-------- MATERIAL PROVIDED --------

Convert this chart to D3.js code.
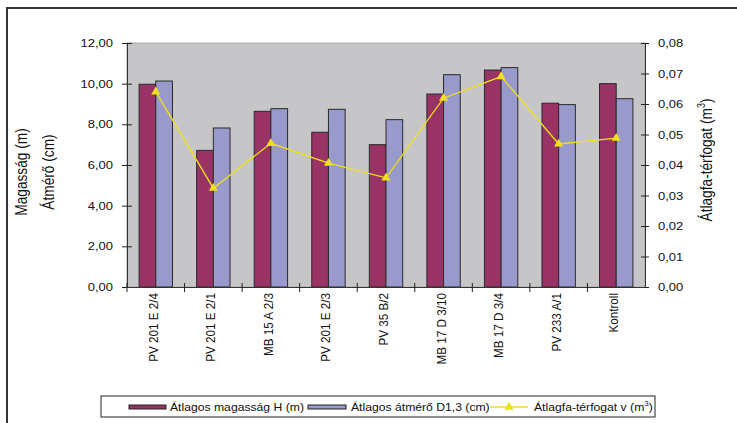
<!DOCTYPE html>
<html>
<head>
<meta charset="utf-8">
<script src="https://cdn.jsdelivr.net/npm/d3@7/dist/d3.min.js"></script>
<style>
  body { margin: 0; background: #fff; }
  text { font-family: "Liberation Sans", Arial, sans-serif; fill: #111; }
</style>
</head>
<body>
<div id="chart"></div>
<script>
// data
var categories = ["PV 201 E 2/4", "PV 201 E 2/1", "MB 15 A 2/3", "PV 201 E 2/3", "PV 35 B/2",
                  "MB 17 D 3/10", "MB 17 D 3/4", "PV 233 A/1", "Kontroll"];
var magassag = [9.97, 6.72, 8.64, 7.61, 7.00, 9.49, 10.67, 9.04, 10.00];
var atmero   = [10.13, 7.82, 8.77, 8.74, 8.23, 10.44, 10.79, 8.97, 9.26];
var terfogat = [0.064, 0.0324, 0.0471, 0.0406, 0.0358, 0.0619, 0.069, 0.0469, 0.0488];
var leftTicks = [0, 2, 4, 6, 8, 10, 12];
var rightTicks = [0, 0.01, 0.02, 0.03, 0.04, 0.05, 0.06, 0.07, 0.08];
var seriesNames = ["Átlagos magasság H (m)", "Átlagos átmérő D1,3 (cm)", "Átlagfa-térfogat v (m"];

var W = 737, H = 423;
var margin = {top: 43, right: 92, bottom: 136, left: 127};
var width = W - margin.left - margin.right,
    height = H - margin.top - margin.bottom;

// the original figure is stretched sideways, text too
var S = 1.15;

var colRed = "#993366", colBlue = "#9999cc", colLine = "#eee11c", colBg = "#c6c6c8";

var loc = d3.formatLocale({decimal: ",", thousands: " ", grouping: [3], currency: ["", ""]});
var fmt = loc.format(".2f");

var svg = d3.select("#chart").append("svg")
    .attr("width", W).attr("height", H);

// outer frame
svg.append("rect")
    .attr("x", 7).attr("y", 8)
    .attr("width", W + 10).attr("height", H + 10)
    .attr("fill", "none").attr("stroke", "#333").attr("stroke-width", 2);

var g = svg.append("g")
    .attr("transform", "translate(" + margin.left + "," + margin.top + ")");

g.append("rect")
    .attr("width", width).attr("height", height)
    .attr("fill", colBg).attr("stroke", "#a8a8a8");

var x0 = d3.scaleBand().domain(categories).range([0, width]);
var x1 = d3.scaleBand().domain(["h", "d"])
    .range([x0.bandwidth() * 0.21, x0.bandwidth() * 0.79]);
var yL = d3.scaleLinear().domain([0, 12]).range([height, 0]);
var yR = d3.scaleLinear().domain([0, 0.08]).range([height, 0]);

// bars
var groups = g.selectAll(".grp")
  .data(categories)
  .enter().append("g")
    .attr("class", "grp")
    .attr("transform", function(d) { return "translate(" + x0(d) + ",0)"; });

groups.append("rect")
    .attr("x", x1("h"))
    .attr("y", function(d, i) { return yL(magassag[i]); })
    .attr("width", x1.bandwidth())
    .attr("height", function(d, i) { return height - yL(magassag[i]); })
    .attr("fill", colRed).attr("stroke", "#2a2a2a");

groups.append("rect")
    .attr("x", x1("d"))
    .attr("y", function(d, i) { return yL(atmero[i]); })
    .attr("width", x1.bandwidth())
    .attr("height", function(d, i) { return height - yL(atmero[i]); })
    .attr("fill", colBlue).attr("stroke", "#2a2a2a");

// line series
var line = d3.line()
    .x(function(d, i) { return x0(categories[i]) + x0.bandwidth() / 2; })
    .y(function(d) { return yR(d); });

g.append("path")
    .datum(terfogat)
    .attr("d", line)
    .attr("fill", "none").attr("stroke", colLine).attr("stroke-width", 1.3);

var tri = d3.symbol().type(d3.symbolTriangle).size(36);
g.selectAll(".pt")
  .data(terfogat)
  .enter().append("path")
    .attr("class", "pt")
    .attr("d", tri)
    .attr("transform", function(d, i) {
      return "translate(" + (x0(categories[i]) + x0.bandwidth() / 2) + "," + yR(d) + ")";
    })
    .attr("fill", colLine);

// left axis (crossing ticks)
var axL = g.append("g")
    .call(d3.axisLeft(yL).tickValues(leftTicks).tickSize(5).tickFormat(fmt));
g.append("g")
    .call(d3.axisLeft(yL).tickValues(leftTicks).tickSize(-5).tickFormat(""))
    .select(".domain").remove();
axL.selectAll(".tick text")
    .attr("x", -14 / S)
    .attr("transform", "scale(" + S + ",1)")
    .style("font-size", "11.3px");

// right axis
var axR = g.append("g")
    .attr("transform", "translate(" + width + ",0)")
    .call(d3.axisRight(yR).tickValues(rightTicks).tickSize(4).tickFormat(fmt));
g.append("g")
    .attr("transform", "translate(" + width + ",0)")
    .call(d3.axisRight(yR).tickValues(rightTicks).tickSize(-4).tickFormat(""))
    .select(".domain").remove();
axR.selectAll(".tick text")
    .attr("x", 13 / S)
    .attr("transform", "scale(" + S + ",1)")
    .style("font-size", "11.3px");

// bottom axis
var axB = g.append("g")
    .attr("transform", "translate(0," + height + ")")
    .call(d3.axisBottom(x0).tickSize(0).tickPadding(0));
axB.selectAll(".tick text")
    .attr("transform", "scale(" + S + ",1) rotate(-90)")
    .attr("text-anchor", "end")
    .attr("x", -6).attr("y", 2 / S).attr("dy", 0)
    .style("font-size", "11.7px");

g.selectAll(".xtick")
  .data(categories)
  .enter().append("line")
    .attr("class", "xtick")
    .attr("x1", function(d) { return x0(d); })
    .attr("x2", function(d) { return x0(d); })
    .attr("y1", height - 4).attr("y2", height + 5)
    .attr("stroke", "#222");

svg.selectAll(".domain").attr("stroke", "#333");
svg.selectAll(".tick line").attr("stroke", "#222");

// axis titles
function vTitle(x, y) {
  return svg.append("g")
      .attr("transform", "translate(" + x + "," + y + ") scale(" + S + ",1) rotate(-90)")
    .append("text")
      .attr("text-anchor", "middle")
      .style("font-size", "13.7px");
}
vTitle(27, 172).text("Magasság (m)");
vTitle(54, 172).text("Átmérő (cm)");

var rt = vTitle(712, 160);
rt.append("tspan").text("Átlagfa-térfogat (m");
rt.append("tspan").attr("dy", -6).style("font-size", "9px").text("3");
rt.append("tspan").attr("dy", 6).text(")");

// legend
var lg = svg.append("g");
lg.append("rect")
    .attr("x", 101).attr("y", 396).attr("width", 554).attr("height", 21)
    .attr("fill", "#fff").attr("stroke", "#222");

var legX = [129, 308, 490];
lg.append("rect").attr("x", legX[0]).attr("y", 405).attr("width", 37).attr("height", 4)
    .attr("fill", colRed).attr("stroke", "#222");
lg.append("rect").attr("x", legX[1]).attr("y", 405).attr("width", 38).attr("height", 4)
    .attr("fill", colBlue).attr("stroke", "#222");
lg.append("line").attr("x1", legX[2]).attr("x2", legX[2] + 38)
    .attr("y1", 407).attr("y2", 407)
    .attr("stroke", colLine).attr("stroke-width", 1.3);
lg.append("path").attr("d", tri)
    .attr("transform", "translate(" + (legX[2] + 19) + ",407)")
    .attr("fill", colLine);

var legText = [170, 351, 534];
seriesNames.forEach(function(s, i) {
  var t = lg.append("g")
      .attr("transform", "translate(" + legText[i] + ",411) scale(" + S + ",1)")
    .append("text")
      .style("font-size", "10.6px");
  t.append("tspan").text(s);
  if (i === 2) {
    t.append("tspan").attr("dy", -5).style("font-size", "7px").text("3");
    t.append("tspan").attr("dy", 5).text(")");
  }
});
</script>
</body>
</html>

--------

EXERCISE OBJECTIVE
Transcribe the material exactly, leaving every picture out.

RESPONSE TO THIS EXERCISE
Convert this chart to D3.js code.
<!DOCTYPE html>
<html>
<head>
<meta charset="utf-8">
<script src="https://cdn.jsdelivr.net/npm/d3@7/dist/d3.min.js"></script>
<style>
  body { margin: 0; background: #fff; }
  text { font-family: "Liberation Sans", Arial, sans-serif; fill: #111; }
</style>
</head>
<body>
<div id="chart"></div>
<script>
// data
var categories = ["PV 201 E 2/4", "PV 201 E 2/1", "MB 15 A 2/3", "PV 201 E 2/3", "PV 35 B/2",
                  "MB 17 D 3/10", "MB 17 D 3/4", "PV 233 A/1", "Kontroll"];
var magassag = [9.97, 6.72, 8.64, 7.61, 7.00, 9.49, 10.67, 9.04, 10.00];
var atmero   = [10.13, 7.82, 8.77, 8.74, 8.23, 10.44, 10.79, 8.97, 9.26];
var terfogat = [0.064, 0.0324, 0.0471, 0.0406, 0.0358, 0.0619, 0.069, 0.0469, 0.0488];
var leftTicks = [0, 2, 4, 6, 8, 10, 12];
var rightTicks = [0, 0.01, 0.02, 0.03, 0.04, 0.05, 0.06, 0.07, 0.08];
var seriesNames = ["Átlagos magasság H (m)", "Átlagos átmérő D1,3 (cm)", "Átlagfa-térfogat v (m"];

var W = 737, H = 423;
var margin = {top: 43, right: 92, bottom: 136, left: 127};
var width = W - margin.left - margin.right,
    height = H - margin.top - margin.bottom;

// the original figure is stretched sideways, text too
var S = 1.15;

var colRed = "#993366", colBlue = "#9999cc", colLine = "#eee11c", colBg = "#c6c6c8";

var loc = d3.formatLocale({decimal: ",", thousands: " ", grouping: [3], currency: ["", ""]});
var fmt = loc.format(".2f");

var svg = d3.select("#chart").append("svg")
    .attr("width", W).attr("height", H);

// outer frame
svg.append("rect")
    .attr("x", 7).attr("y", 8)
    .attr("width", W + 10).attr("height", H + 10)
    .attr("fill", "none").attr("stroke", "#333").attr("stroke-width", 2);

var g = svg.append("g")
    .attr("transform", "translate(" + margin.left + "," + margin.top + ")");

g.append("rect")
    .attr("width", width).attr("height", height)
    .attr("fill", colBg).attr("stroke", "#a8a8a8");

var x0 = d3.scaleBand().domain(categories).range([0, width]);
var x1 = d3.scaleBand().domain(["h", "d"])
    .range([x0.bandwidth() * 0.21, x0.bandwidth() * 0.79]);
var yL = d3.scaleLinear().domain([0, 12]).range([height, 0]);
var yR = d3.scaleLinear().domain([0, 0.08]).range([height, 0]);

// bars
var groups = g.selectAll(".grp")
  .data(categories)
  .enter().append("g")
    .attr("class", "grp")
    .attr("transform", function(d) { return "translate(" + x0(d) + ",0)"; });

groups.append("rect")
    .attr("x", x1("h"))
    .attr("y", function(d, i) { return yL(magassag[i]); })
    .attr("width", x1.bandwidth())
    .attr("height", function(d, i) { return height - yL(magassag[i]); })
    .attr("fill", colRed).attr("stroke", "#2a2a2a");

groups.append("rect")
    .attr("x", x1("d"))
    .attr("y", function(d, i) { return yL(atmero[i]); })
    .attr("width", x1.bandwidth())
    .attr("height", function(d, i) { return height - yL(atmero[i]); })
    .attr("fill", colBlue).attr("stroke", "#2a2a2a");

// line series
var line = d3.line()
    .x(function(d, i) { return x0(categories[i]) + x0.bandwidth() / 2; })
    .y(function(d) { return yR(d); });

g.append("path")
    .datum(terfogat)
    .attr("d", line)
    .attr("fill", "none").attr("stroke", colLine).attr("stroke-width", 1.3);

var tri = d3.symbol().type(d3.symbolTriangle).size(36);
g.selectAll(".pt")
  .data(terfogat)
  .enter().append("path")
    .attr("class", "pt")
    .attr("d", tri)
    .attr("transform", function(d, i) {
      return "translate(" + (x0(categories[i]) + x0.bandwidth() / 2) + "," + yR(d) + ")";
    })
    .attr("fill", colLine);

// left axis (crossing ticks)
var axL = g.append("g")
    .call(d3.axisLeft(yL).tickValues(leftTicks).tickSize(5).tickFormat(fmt));
g.append("g")
    .call(d3.axisLeft(yL).tickValues(leftTicks).tickSize(-5).tickFormat(""))
    .select(".domain").remove();
axL.selectAll(".tick text")
    .attr("x", -14 / S)
    .attr("transform", "scale(" + S + ",1)")
    .style("font-size", "11.3px");

// right axis
var axR = g.append("g")
    .attr("transform", "translate(" + width + ",0)")
    .call(d3.axisRight(yR).tickValues(rightTicks).tickSize(4).tickFormat(fmt));
g.append("g")
    .attr("transform", "translate(" + width + ",0)")
    .call(d3.axisRight(yR).tickValues(rightTicks).tickSize(-4).tickFormat(""))
    .select(".domain").remove();
axR.selectAll(".tick text")
    .attr("x", 13 / S)
    .attr("transform", "scale(" + S + ",1)")
    .style("font-size", "11.3px");

// bottom axis
var axB = g.append("g")
    .attr("transform", "translate(0," + height + ")")
    .call(d3.axisBottom(x0).tickSize(0).tickPadding(0));
axB.selectAll(".tick text")
    .attr("transform", "scale(" + S + ",1) rotate(-90)")
    .attr("text-anchor", "end")
    .attr("x", -6).attr("y", 2 / S).attr("dy", 0)
    .style("font-size", "11.7px");

g.selectAll(".xtick")
  .data(categories)
  .enter().append("line")
    .attr("class", "xtick")
    .attr("x1", function(d) { return x0(d); })
    .attr("x2", function(d) { return x0(d); })
    .attr("y1", height - 4).attr("y2", height + 5)
    .attr("stroke", "#222");

svg.selectAll(".domain").attr("stroke", "#333");
svg.selectAll(".tick line").attr("stroke", "#222");

// axis titles
function vTitle(x, y) {
  return svg.append("g")
      .attr("transform", "translate(" + x + "," + y + ") scale(" + S + ",1) rotate(-90)")
    .append("text")
      .attr("text-anchor", "middle")
      .style("font-size", "13.7px");
}
vTitle(27, 172).text("Magasság (m)");
vTitle(54, 172).text("Átmérő (cm)");

var rt = vTitle(712, 160);
rt.append("tspan").text("Átlagfa-térfogat (m");
rt.append("tspan").attr("dy", -6).style("font-size", "9px").text("3");
rt.append("tspan").attr("dy", 6).text(")");

// legend
var lg = svg.append("g");
lg.append("rect")
    .attr("x", 101).attr("y", 396).attr("width", 554).attr("height", 21)
    .attr("fill", "#fff").attr("stroke", "#222");

var legX = [129, 308, 490];
lg.append("rect").attr("x", legX[0]).attr("y", 405).attr("width", 37).attr("height", 4)
    .attr("fill", colRed).attr("stroke", "#222");
lg.append("rect").attr("x", legX[1]).attr("y", 405).attr("width", 38).attr("height", 4)
    .attr("fill", colBlue).attr("stroke", "#222");
lg.append("line").attr("x1", legX[2]).attr("x2", legX[2] + 38)
    .attr("y1", 407).attr("y2", 407)
    .attr("stroke", colLine).attr("stroke-width", 1.3);
lg.append("path").attr("d", tri)
    .attr("transform", "translate(" + (legX[2] + 19) + ",407)")
    .attr("fill", colLine);

var legText = [170, 351, 534];
seriesNames.forEach(function(s, i) {
  var t = lg.append("g")
      .attr("transform", "translate(" + legText[i] + ",411) scale(" + S + ",1)")
    .append("text")
      .style("font-size", "10.6px");
  t.append("tspan").text(s);
  if (i === 2) {
    t.append("tspan").attr("dy", -5).style("font-size", "7px").text("3");
    t.append("tspan").attr("dy", 5).text(")");
  }
});
</script>
</body>
</html>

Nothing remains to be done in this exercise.